The modern malaise

It’s time, I think, for a lofty pro­nounce­ment. It has, after all, been some time since I made one — a week at least.

One of the biggest prob­lems in soci­ety today is the Social Quandary; the Social Dilemma, if you prefer a rather stronger and more con­crete term.

What do I mean by the Social Quandary? Well, it’s the kind of prob­lem that, on the face of it, isn’t really that import­ant. It shouldn’t keep you awake at night. It shouldn’t par­tic­u­larly upset you.
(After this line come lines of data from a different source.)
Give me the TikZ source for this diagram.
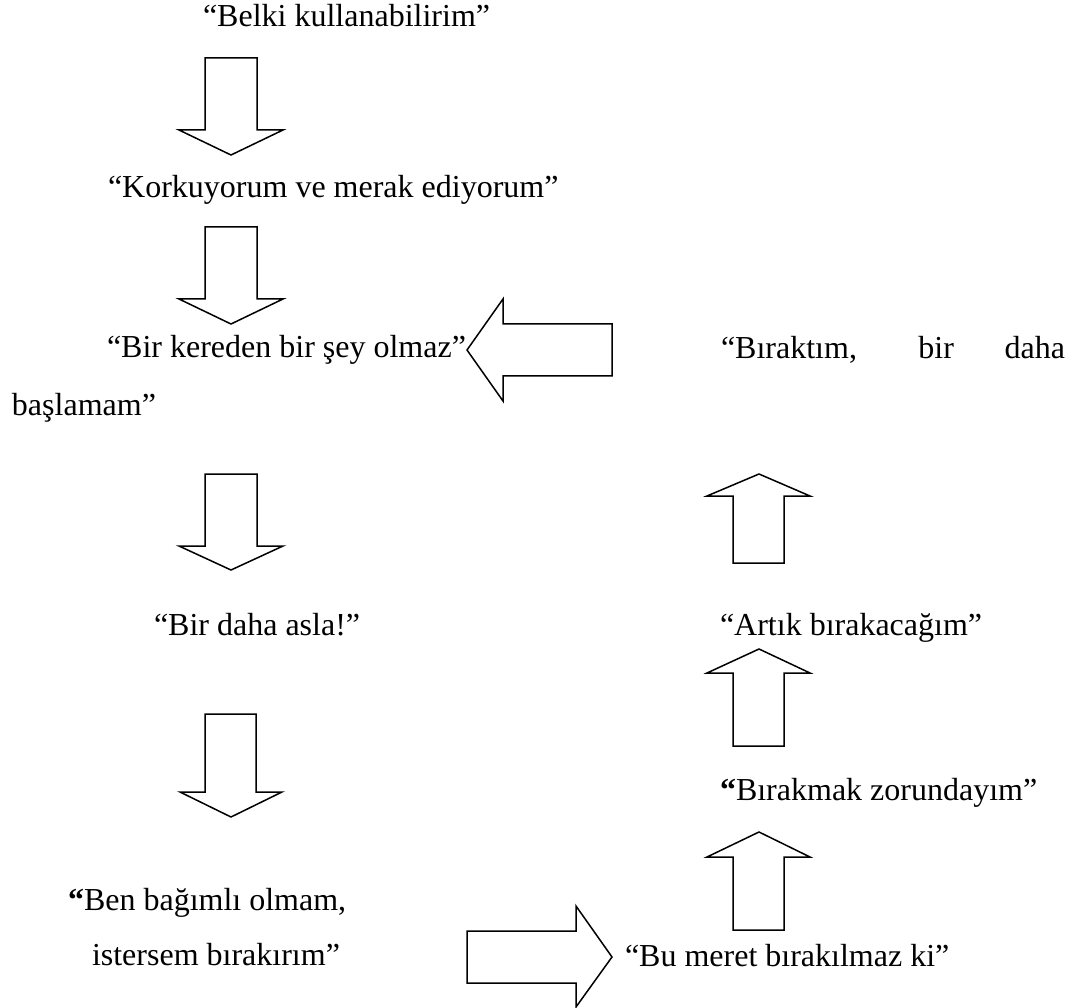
\documentclass[tikz,border=0pt]{standalone}
\usepackage{fontspec}
\setmainfont{Liberation Serif}
\begin{document}
\begin{tikzpicture}[x=1pt,y=-1pt,
  blk/.style={draw=black,line width=1.5pt,fill=white,line join=miter},
  txt/.style={anchor=base west,inner sep=0pt,outer sep=0pt,font=\fontsize{32}{38}\selectfont}]
\useasboundingbox[fill=white] (0,0) rectangle (1074,1008);
% texts
\node[txt] (t1) at (203,27) {“Belki kullanabilirim”};
\node[txt] (t2) at (108,198) {“Korkuyorum ve merak ediyorum”};
\node[txt] (t3) at (107,358) {“Bir kereden bir şey olmaz”};
\node[txt] (t4a) at (721,359) {\makebox[344pt][s]{“Bıraktım, bir daha}};
\node[txt] (t4b) at (12,415) {başlamam”};
\node[txt] (t5) at (154,635) {“Bir daha asla!”};
\node[txt] (t6) at (720,635) {“Artık bırakacağım”};
\node[txt] (t7) at (720,800) {\textbf{“}Bırakmak zorundayım”};
\node[txt] (t8a) at (68,910) {\textbf{“}Ben bağımlı olmam,};
\node[txt] (t8b) at (92,965) {istersem bırakırım”};
\node[txt] (t9) at (625,966) {“Bu meret bırakılmaz ki”};
% block arrows
\draw[blk] (205,58) -- (257,58) -- (257,130) -- (283,130) -- (231,155) -- (179,130) -- (205,130) -- cycle;
\draw[blk] (205,227) -- (257,227) -- (257,299) -- (283,299) -- (231,324) -- (179,299) -- (205,299) -- cycle;
\draw[blk] (612,324) -- (612,376) -- (503,376) -- (503,401) -- (467,350) -- (503,299) -- (503,324) -- cycle;
\draw[blk] (205,474) -- (257,474) -- (257,546) -- (283,546) -- (231,570) -- (179,546) -- (205,546) -- cycle;
\draw[blk] (205,714) -- (256,714) -- (256,792) -- (282,792) -- (231,817) -- (180,792) -- (205,792) -- cycle;
\draw[blk] (467,931) -- (576,931) -- (576,906) -- (612,957) -- (576,1007) -- (576,983) -- (467,983) -- cycle;
\draw[blk] (733,930) -- (784,930) -- (784,857) -- (810,857) -- (759,832) -- (707,857) -- (733,857) -- cycle;
\draw[blk] (733,746) -- (784,746) -- (784,673) -- (810,673) -- (759,649) -- (707,673) -- (733,673) -- cycle;
\draw[blk] (733,563) -- (784,563) -- (784,496) -- (810,496) -- (759,474) -- (707,496) -- (733,496) -- cycle;
\end{tikzpicture}
\end{document}
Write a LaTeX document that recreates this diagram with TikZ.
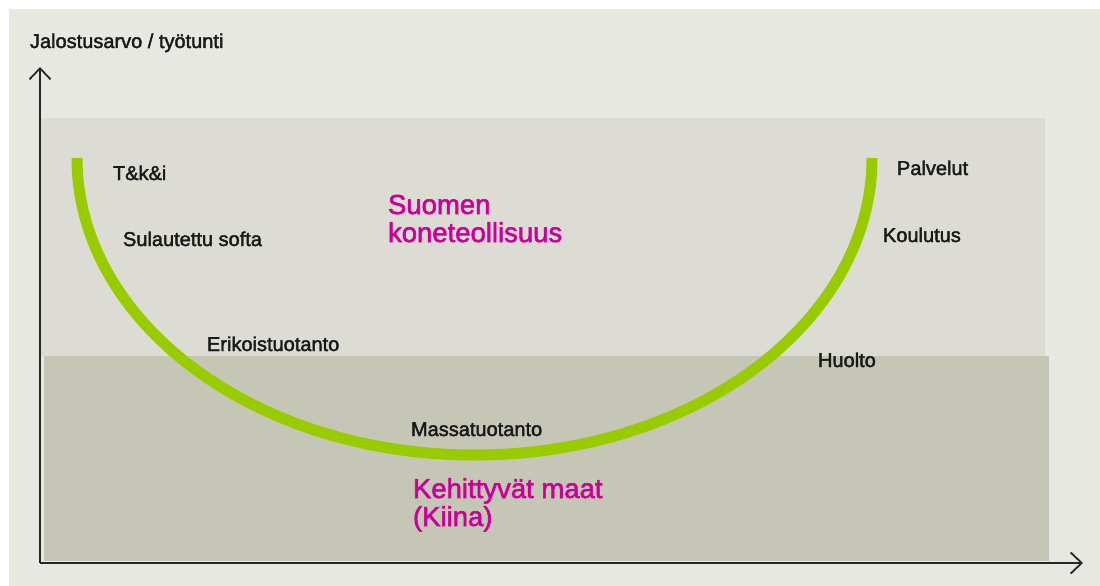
\documentclass[tikz,border=0pt]{standalone}
\usepackage{fontspec}
\setmainfont{Liberation Sans}
\newfontfamily\medfont{Liberation Sans}[FakeBold=2]
\usepackage{tikz}
\usetikzlibrary{arrows.meta}
\definecolor{bgLight}{HTML}{E8E8E2}
\definecolor{zoneHigh}{HTML}{DCDCD4}
\definecolor{zoneLow}{HTML}{C6C6B6}
\definecolor{curveGreen}{HTML}{99CC00}
\definecolor{titleMagenta}{HTML}{CC0099}
\tikzset{
lab/.style = {anchor=base west, inner sep=0pt, outer sep=0pt,
              font=\medfont\fontsize{20}{24}\selectfont, text=black!90},
zone/.style = {align=left, anchor=base west, inner sep=0pt, outer sep=0pt,
              font=\medfont\fontsize{27.5}{28}\selectfont, text=titleMagenta}
}
\tikzset{
axis/.style = {line width=1.8pt, black!85,
               -{Straight Barb[length=11pt, width=21pt, line width=1.8pt]}}
}
\tikzset{
smile/.style = {line width=11pt, curveGreen}
}

\begin{document}
\begin{tikzpicture}[x=1pt, y=-1pt]

    \useasboundingbox (0,0) rectangle (1100,586);
    \fill[bgLight] (9,9) rectangle (1100,586);
    \fill[zoneHigh] (41,118) rectangle (1045,356);
    \fill[zoneLow] (44,356) rectangle (1049,561);

    \coordinate (origin) at (40,563);
    \coordinate (yTop) at (40,67);
    \coordinate (xEnd) at (1083,563);
    \draw[axis] (origin) -- (yTop);
    \draw[axis] (origin) -- (xEnd);

    \coordinate (curveStart) at (77,158);
    \draw[smile] (curveStart) arc[start angle=180, end angle=0, x radius=397.5, y radius=297];

\node[lab] (axisLabel) at (30,48) {Jalostusarvo / työtunti};
\node[lab] (tki) at (113,180) {T\&k\&i};
\node[lab] (softa) at (123,246) {Sulautettu softa};
\node[lab] (erikois) at (207,351) {Erikoistuotanto};
\node[lab] (massa) at (411,436) {Massatuotanto};
\node[lab] (huolto) at (818,367) {Huolto};
\node[lab] (koulutus) at (883,242) {Koulutus};
\node[lab] (palvelut) at (897,175) {Palvelut};

\node[zone] (suomi) at (388,242) {Suomen\\koneteollisuus};
\node[zone] (kiina) at (413,526) {Kehittyvät maat\\(Kiina)};
\end{tikzpicture}
\end{document}
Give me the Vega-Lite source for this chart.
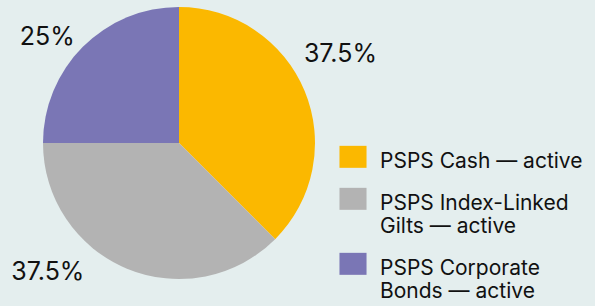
{
  "$schema": "https://vega.github.io/schema/vega-lite/v6.json",
  "width": 358,
  "height": 286,
  "autosize": {"type": "none"},
  "padding": {"left": 0, "top": 0, "right": 237, "bottom": 20},
  "background": "#e4eeee",
  "config": {"view": {"stroke": null}, "font": "Inter"},
  "data": {
    "values": [
      {"category": "PSPS Cash — active", "share": 37.5, "label": "37.5%", "order": 1},
      {"category": "PSPS Index-Linked Gilts — active", "share": 37.5, "label": "37.5%", "order": 2},
      {"category": "PSPS Corporate Bonds — active", "share": 25, "label": "25%", "order": 3}
    ]
  },
  "encoding": {
    "theta": {"field": "share", "type": "quantitative", "stack": true},
    "order": {"field": "order", "type": "quantitative"}
  },
  "layer": [
    {
      "mark": {"type": "arc", "outerRadius": 136},
      "encoding": {
        "color": {
          "field": "category",
          "type": "nominal",
          "sort": ["PSPS Cash — active", "PSPS Index-Linked Gilts — active", "PSPS Corporate Bonds — active"],
          "scale": {
            "domain": ["PSPS Cash — active", "PSPS Index-Linked Gilts — active", "PSPS Corporate Bonds — active"],
            "range": ["#fbb800", "#b3b3b3", "#7a76b5"]
          },
          "legend": {
            "title": null,
            "orient": "none",
            "legendX": 342,
            "legendY": 140,
            "padding": 0,
            "symbolType": "M-1.23,-0.47H1.23V1.53H-1.23Z",
            "symbolSize": 484,
            "symbolStrokeWidth": 0,
            "symbolOpacity": 1,
            "labelFont": "Inter",
            "labelFontSize": 21,
            "labelColor": "#111111",
            "labelOffset": 16,
            "labelLimit": 300,
            "labelLineHeight": 25,
            "labelBaseline": "top",
            "rowPadding": 10,
            "labelExpr": "datum.label == 'PSPS Index-Linked Gilts — active' ? ['PSPS Index-Linked', 'Gilts — active'] : datum.label == 'PSPS Corporate Bonds — active' ? ['PSPS Corporate', 'Bonds — active'] : datum.label"
          }
        }
      }
    },
    {
      "mark": {"type": "text", "fontSize": 25, "font": "Inter", "color": "#111111", "radius": 165, "dx": 9, "dy": -26},
      "encoding": {
        "text": {"condition": {"test": "datum.order == 1", "field": "label"}, "value": ""}
      }
    },
    {
      "mark": {"type": "text", "fontSize": 25, "font": "Inter", "color": "#111111", "radius": 165, "dx": -68, "dy": -23},
      "encoding": {
        "text": {"condition": {"test": "datum.order == 2", "field": "label"}, "value": ""}
      }
    },
    {
      "mark": {"type": "text", "fontSize": 25, "font": "Inter", "color": "#111111", "radius": 165, "dx": -15, "dy": 11},
      "encoding": {
        "text": {"condition": {"test": "datum.order == 3", "field": "label"}, "value": ""}
      }
    }
  ]
}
But it nags away at the back of your brain, and you’re never entirely sure what to do about it.

The Social Quandary is caused by the com­plex­ity of the world we live in today — a world in which rela­tion­ships inter­act in ever more con­vo­luted ways, and in which there are so many pos­sible mine­fields in those social inter­ac­tions that occa­sion­ally you reach a point where, in its most basic form, you have abso­lutely no idea what do for the best. Or even what to do, full stop.

Take my par­ents’ gen­er­a­tion. I don’t want to make it sound like ‘everything was easier back then’, because that pat­ently wasn’t the case. But from what I can gather, there seemed to be a few more cer­tain­ties — prob­ably due to the fact that there weren’t nearly as many ways in which people could inter­act. Face-to-face was still, primar­ily, the chosen form of com­mu­nic­a­tion. Go back another gen­er­a­tion, to my grand­par­ents’ era, and it was most likely even more applicable.

In the early days of the 21st cen­tury, there are so many options for inter­ac­tion and com­mu­nic­a­tion that the num­ber of mine­fields on which one can acci­dent­ally tread has vastly increased. And as we don’t like tread­ing on meta­phor­ical land­mines, the Social Quandary rears its ugly and some­what per­plexed head.

Once it’s there, tap­ping away in the back of your brain, it’s very dif­fi­cult to ignore the SQ. In rela­tion to its actual import­ance — which is usu­ally neg­li­gible — the amount of thought we waste on it is usu­ally enorm­ous. We con­sider the pros and the cons and then the pros again. Will it or won’t it affect this or that per­son? Is it or isn’t it my busi­ness? If I do that, will this hap­pen? If I don’t, will that hap­pen? While con­sid­er­a­tion of such point­less ques­tions can be a sol­it­ary pur­suit, you will also find that whole hours can be swal­lowed up in whispered dis­cus­sions of the latest SQ.

Of course, some are more prone to Social Quandar­ies than oth­ers. You’ve prob­ably already guessed that they fill a large sec­tion of my day-to-day exist­ence. I wish they didn’t. I wish I had more cer­tainty about how to live life without meet­ing the petty SQ at every turn. I admire people who man­age to avoid them; they seem to have a line to fol­low from which they will not be diverted.

This week has proved to be a par­tic­u­larly lively one for SQ activ­ity. I think there may have been nar­row SQ iso­bars over west Lon­don or some­thing. The SQ gauge was regis­ter­ing high fre­quen­cies. Those are the only explan­a­tions I can offer.

And so I sit here, on an unusu­ally quiet Fri­day night, let­ting the latest couple of quandar­ies roll around my brain like two loose marbles. (Bad ana­logy, sorry). They’re not espe­cially import­ant. A decision on either of them won’t alter the course of anyone’s life (includ­ing mine). They’re noth­ing to get upset about. Not really. But they’re bloody irritating.

Many months ago, I inten­ded to build a web­site ded­ic­ated to the 21st cen­tury phe­nomenon of the Social Quandary. I never did. Make of that what you will.